One of the most distinctive parts of Greymark's estimating process is Trade Day, and it's worth understanding what actually happens. Once the design is set, Greymark invites all of its bidding trade partners to walk the site together, with the new home design and full scope of work in hand, so every trade can see the existing conditions they'll be working with and flag anything that wasn't caught in earlier walkthroughs.
"This helps our trades provide us an accurate estimate," Troy explains. "Bidding a remodel sight-unseen is not recommended and often leads bidders to adding too much contingency to their estimates. This is a different type of construction than new builds where you can bid purely from blueprints." That distinction matters. A new construction site is a blank canvas. An existing home is a set of conditions and history that only reveals itself once you're standing in it.

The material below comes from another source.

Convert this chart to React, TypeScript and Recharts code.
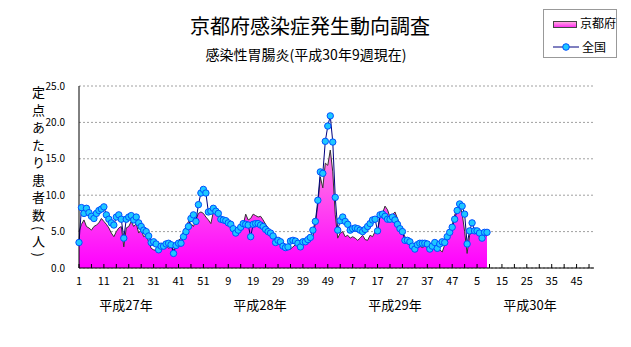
import { ComposedChart, Area, Line, XAxis, YAxis, CartesianGrid } from "recharts"

const font = '"Noto Sans CJK JP", "Noto Sans", sans-serif'

const yearLabels = ["平成27年", "平成28年", "平成29年", "平成30年"]
const weeksPerYear = 52
const yTicks = [0, 5, 10, 15, 20, 25]

// 京都府 (定点あたり)
const kyoto2015 = [5.0, 6.0, 6.6, 5.7, 5.5, 5.2, 5.7, 5.9, 6.2, 6.8, 6.4, 6.0, 5.5, 4.8, 4.3, 5.0, 5.5, 5.7, 2.9, 5.5, 5.7, 6.4, 5.7, 6.1, 4.8, 5.2, 4.3, 4.5, 3.6, 2.7, 2.5, 2.4, 2.7, 2.5, 2.9, 3.2, 2.7, 2.9, 2.5, 3.2, 3.8, 4.1, 5.0, 5.7, 6.4, 6.1, 5.7, 6.6, 7.5, 7.7, 7.5, 7.0]
const kyoto2016 = [6.6, 6.1, 7.7, 7.5, 7.5, 7.2, 6.6, 6.2, 5.9, 5.8, 5.7, 5.2, 4.9, 5.2, 5.9, 7.4, 6.6, 6.8, 7.4, 7.2, 7.0, 7.1, 6.6, 6.0, 5.5, 5.1, 4.8, 4.4, 4.0, 3.6, 3.5, 2.8, 2.7, 2.6, 2.9, 3.2, 3.1, 3.4, 3.6, 3.8, 3.7, 4.0, 4.3, 6.1, 8.7, 12.5, 11.0, 14.4, 14.1, 16.2, 13.2, 7.3]
const kyoto2017 = [4.1, 4.8, 5.0, 4.3, 4.5, 4.1, 4.3, 4.1, 3.8, 4.1, 4.5, 3.9, 3.8, 4.5, 4.3, 5.0, 4.8, 7.2, 7.5, 8.5, 8.0, 7.0, 7.3, 7.7, 6.8, 5.9, 5.0, 4.3, 3.6, 3.3, 3.0, 2.2, 2.8, 3.0, 2.8, 3.0, 2.8, 2.5, 3.2, 3.2, 2.9, 2.5, 2.2, 3.2, 3.8, 4.5, 5.9, 7.3, 8.0, 8.7, 7.5, 5.0]
const kyoto2018 = [2.0, 4.5, 5.2, 5.0, 4.8, 4.3, 3.8, 4.5, 4.4]

// 全国
const zenkoku2015 = [3.5, 8.3, 7.5, 8.2, 7.6, 7.1, 6.8, 7.5, 7.9, 8.1, 8.4, 7.3, 6.7, 6.2, 5.9, 7.0, 7.3, 6.7, 4.1, 6.7, 7.0, 7.2, 6.6, 7.0, 6.2, 5.7, 5.2, 5.0, 4.4, 3.5, 3.6, 3.3, 2.5, 3.0, 3.0, 3.3, 3.4, 3.2, 2.0, 3.1, 3.4, 3.4, 4.3, 5.0, 5.7, 6.8, 7.3, 6.4, 8.7, 10.3, 10.8, 10.3]
const zenkoku2016 = [7.7, 7.8, 8.2, 7.8, 7.5, 6.7, 6.6, 6.5, 6.2, 6.0, 5.4, 4.8, 5.2, 5.6, 6.1, 6.0, 5.9, 4.3, 6.0, 6.1, 6.1, 5.9, 5.7, 5.3, 5.0, 4.8, 4.4, 3.5, 3.8, 3.6, 3.0, 2.8, 2.9, 3.7, 3.8, 3.7, 3.4, 2.9, 3.6, 3.6, 3.9, 4.2, 5.2, 6.4, 9.3, 13.2, 13.0, 17.4, 19.5, 20.9, 17.3, 9.7]
const zenkoku2017 = [5.2, 6.5, 7.0, 6.4, 6.0, 5.2, 5.4, 5.5, 5.4, 5.2, 5.0, 5.3, 5.7, 6.1, 6.6, 6.7, 5.1, 7.3, 7.4, 7.1, 6.7, 6.7, 7.0, 6.6, 6.0, 5.4, 5.0, 3.8, 3.8, 3.6, 3.0, 2.6, 3.2, 3.4, 3.4, 3.4, 3.3, 2.6, 3.0, 3.5, 2.7, 3.3, 3.6, 3.5, 4.3, 4.9, 5.6, 6.7, 7.9, 8.8, 8.5, 7.4]
const zenkoku2018 = [3.3, 5.1, 6.2, 5.1, 5.1, 4.8, 4.1, 4.9, 4.9]

const kyotoByYear = [kyoto2015, kyoto2016, kyoto2017, kyoto2018]
const zenkokuByYear = [zenkoku2015, zenkoku2016, zenkoku2017, zenkoku2018]

const rows = yearLabels.flatMap((_, y) =>
  Array.from({ length: weeksPerYear }, (_, w) => ({
    idx: y * weeksPerYear + w,
    week: w + 1,
    kyoto: kyotoByYear[y][w] ?? null,
    zenkoku: zenkokuByYear[y][w] ?? null,
  }))
)

const xTicks = rows.filter((r) => r.idx % 5 === 0).map((r) => r.idx)

// year captions under the axis (pixel centers)
const yearPos = [126, 260, 395, 530]

function WeekTick(props: any) {
  const { x, y, payload } = props
  const idx = payload.value as number
  return (
    <g>
      <line x1={x} y1={y} x2={x} y2={y - 4} stroke="#000" strokeWidth={1} />
      {idx % 10 === 0 && (
        <text x={x} y={y + 17} textAnchor="middle" fontSize={11} fontFamily={font} fill="#000">
          {rows[idx].week}
        </text>
      )}
    </g>
  )
}

export default function App() {
  return (
    <div style={{ position: "relative", width: 631, height: 347, background: "#fff", fontFamily: font }}>
      <style>{"body{margin:0}"}</style>

      {/* Title */}
      <div style={{ position: "absolute", left: 0, top: 14, width: 620, textAlign: "center", fontSize: 20, lineHeight: "24px", color: "#000" }}>
        京都府感染症発生動向調査
      </div>
      <div style={{ position: "absolute", left: 0, top: 45, width: 612, textAlign: "center", fontSize: 14, lineHeight: "18px", color: "#000" }}>
        感染性胃腸炎(平成30年9週現在)
      </div>

      {/* Legend */}
      <div style={{ position: "absolute", left: 543, top: 9, width: 72, height: 47, border: "1px solid #999", background: "#fff", fontSize: 12, color: "#000" }}>
        <div style={{ position: "absolute", left: 9, top: 11, width: 22, height: 5, border: "1px solid #444", background: "linear-gradient(#ffa8e0, #ff30f0)" }} />
        <div style={{ position: "absolute", left: 36, top: 5, lineHeight: "16px" }}>京都府</div>
        <svg style={{ position: "absolute", left: 9, top: 31 }} width={26} height={12}>
          <line x1={0} y1={6} x2={26} y2={6} stroke="#000080" strokeWidth={1} />
          <circle cx={13} cy={6} r={3.3} fill="#1ec8ff" stroke="#0050ff" strokeWidth={1} />
        </svg>
        <div style={{ position: "absolute", left: 38, top: 29, lineHeight: "16px" }}>全国</div>
      </div>

      {/* Y axis caption */}
      <div style={{ position: "absolute", left: 30, top: 86, writingMode: "vertical-rl", fontSize: 13, letterSpacing: 4.5, lineHeight: "16px", color: "#000" }}>
        定点あたり患者数(人)
      </div>

      {/* Year captions */}
      {yearLabels.map((label, i) => (
        <div key={label} style={{ position: "absolute", left: yearPos[i] - 40, top: 296, width: 80, textAlign: "center", fontSize: 13, lineHeight: "18px", color: "#000" }}>
          {label}
        </div>
      ))}

      <div style={{ position: "absolute", left: 0, top: 0 }}>
        <ComposedChart width={631} height={347} data={rows} margin={{ top: 86, right: 37, bottom: 0, left: 0 }}>
          <defs>
            <linearGradient id="kyotoFill" gradientUnits="userSpaceOnUse" x1="0" y1="120" x2="0" y2="268">
              <stop offset="0%" stopColor="#ffa8dc" />
              <stop offset="100%" stopColor="#ff00ff" />
            </linearGradient>
          </defs>
          <CartesianGrid horizontal vertical={false} stroke="#a0a0a0" strokeDasharray="2 2" />
          <XAxis
            dataKey="idx"
            type="category"
            scale="point"
            height={79}
            ticks={xTicks}
            interval={0}
            tickSize={0}
            tickMargin={0}
            tick={<WeekTick />}
            axisLine={{ stroke: "#000" }}
            tickLine={false}
          />
          <YAxis
            width={79}
            domain={[0, 25]}
            ticks={yTicks}
            tickFormatter={(v: number) => v.toFixed(1)}
            tick={{ fontSize: 10, fill: "#000", fontFamily: font }}
            tickLine={false}
            tickMargin={8}
            axisLine={{ stroke: "#000" }}
          />
          <Area
            type="linear"
            dataKey="kyoto"
            stroke="#333"
            strokeWidth={1}
            fill="url(#kyotoFill)"
            fillOpacity={1}
            isAnimationActive={false}
            activeDot={false}
          />
          <Line
            type="linear"
            dataKey="zenkoku"
            stroke="#000080"
            strokeWidth={1}
            dot={{ r: 3.2, fill: "#1ec8ff", stroke: "#0050ff", strokeWidth: 1 }}
            activeDot={false}
            isAnimationActive={false}
          />
        </ComposedChart>
      </div>
    </div>
  )
}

Trade Day is the point in the Greymark process where cost accuracy sharpens meaningfully before it's locked in the fixed-price contract.
When a homeowner hires an architect separately from a contractor, the contractor receives plans and bids from them without having been part of the design conversation. Troy has been on the other end of that process and describes what it looks like. "For a homeowner to provide a contractor with fully detailed plans for a general contractor to bid from is rather expensive," Troy says, "so often all GC's get is a very incomplete set of plans of only a few pages. This forces the estimators to create allowance buckets in their bids that have to be worked out when information is finally provided. Architects are not designers and they won't provide finish selections or details required to get an accurate bid."
Within Greymark's model, Troy is part of the design process from the beginning. That means he understands what the homeowner is trying to accomplish before anyone puts a number to it, and the design accounts for what can realistically be built within the client's investment. The cost conversation and the design conversation happen together, not sequentially.
The result is a progressive accuracy model: a historical approximation at the start of the process, narrowing to within approximately 20 percent after design takes shape, to within approximately 15 percent after selections are made, and a fixed price established in writing before demo begins. By the time a client signs the construction contract, there are no allowance buckets left to negotiate.

The cost question is almost always the first real question, and it's a fair one to ask early. What it can't be answered with is a number pulled from a television budget or a rough estimate from a contractor who hasn't seen your house. It gets answered through a process, and that process starts with a conversation.